Laurel Kelly, a steering committee member of this project, spoke about Brundy’s contribution to this effort. "It might sound like being a supporter of the SWP is like being a fan or cheerleader, taking a role on the sidelines and not being an active participant. But many of us had a different idea. We were hungry for a way to make a meaningful contribution to change society. The Pathfinder Printing Project began as a proposal by party supporters to help keep Pathfinder books in print by making high quality digital copies of all titles using the latest and less expensive printing technology. Now the project has expanded to include the preparation of new titles, the sales and distribution of the books, maintaining the pathfinderpress.com web site, overseeing quality control, scheduling, and working with printers directly. In five years, 320 titles have been converted to digital form out of nearly 400."

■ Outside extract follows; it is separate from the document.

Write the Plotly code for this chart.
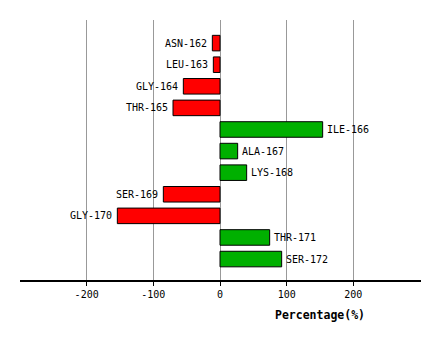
import plotly.graph_objects as go

residues = ["ASN-162", "LEU-163", "GLY-164", "THR-165", "ILE-166", "ALA-167",
            "LYS-168", "SER-169", "GLY-170", "THR-171", "SER-172"]
percentages = [-11.5, -10, -55, -70.5, 154, 26.5, 40, -85, -154, 74.5, 92.5]
tick_values = [-200, -100, 0, 100, 200]
tick_labels = ["-200", "-100", "0", "100", "200"]

pos = list(range(len(residues)))
colors = ["#00B000" if v >= 0 else "#FF0000" for v in percentages]

fig = go.Figure()
fig.add_trace(go.Bar(
    x=percentages, y=pos, orientation="h",
    marker=dict(color=colors, line=dict(color="black", width=1)),
    width=0.72,
    hoverinfo="skip",
))

annotations = []
for name, v, p in zip(residues, percentages, pos):
    annotations.append(dict(
        text=name, x=v, y=p, xref="x", yref="y",
        xanchor="left" if v >= 0 else "right", yanchor="middle",
        xshift=2 if v >= 0 else -3,
        showarrow=False,
        font=dict(family="DejaVu Sans Mono", size=10, color="black"),
    ))

annotations.append(dict(
    text="<b>Percentage(%)</b>",
    x=0.5 + (320 - 220.5) / 401, xref="paper",
    y=-(315 - 280) / 260, yref="paper",
    yanchor="middle", xanchor="center",
    showarrow=False,
    font=dict(family="DejaVu Sans Mono", size=11.5, color="black"),
))

fig.update_layout(
    width=440, height=340,
    margin=dict(l=20, r=19, t=20, b=60),
    plot_bgcolor="white", paper_bgcolor="white",
    showlegend=False,
    font=dict(family="DejaVu Sans Mono", size=10, color="black"),
    xaxis=dict(
        range=[-300, 301.5],
        tickvals=tick_values, ticktext=tick_labels,
        showgrid=True, gridcolor="#999999", gridwidth=1,
        zeroline=False,
        showline=True, linecolor="black", linewidth=1.5,
        ticks="outside", ticklen=4, tickcolor="black",
        tickfont=dict(family="DejaVu Sans Mono", size=10),
    ),
    yaxis=dict(
        range=[10.97, -1.07],
        showgrid=False, zeroline=False, showline=False,
        showticklabels=False, ticks="",
    ),
    annotations=annotations,
)

fig.write_html("out.html")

Brundy joined the steering committee of the project shortly after it began. Waters explained how Brundy loved the analogy that SWP leader Joe Hansen often used to describe centralized revolutionary activity. "Joe always used to say every revolutionary is like a good plow horse that likes getting the harness on because it makes you more capable of work and accomplishing what you are trying to accomplish," Waters said. "It was getting back into this political harness and to once again have an organized political life, along with Peggy’s consciousness of how important this work was, that gave her a very great sense of satisfaction in the final five years of her life."

Participants brought a fine assortment of food to the gathering. Many stayed for an hour afterward to look at the displays and to socialize. They also contributed $2,190 to a Peggy Brundy Party Building Collection that will go towards supporting the activities of the SWP.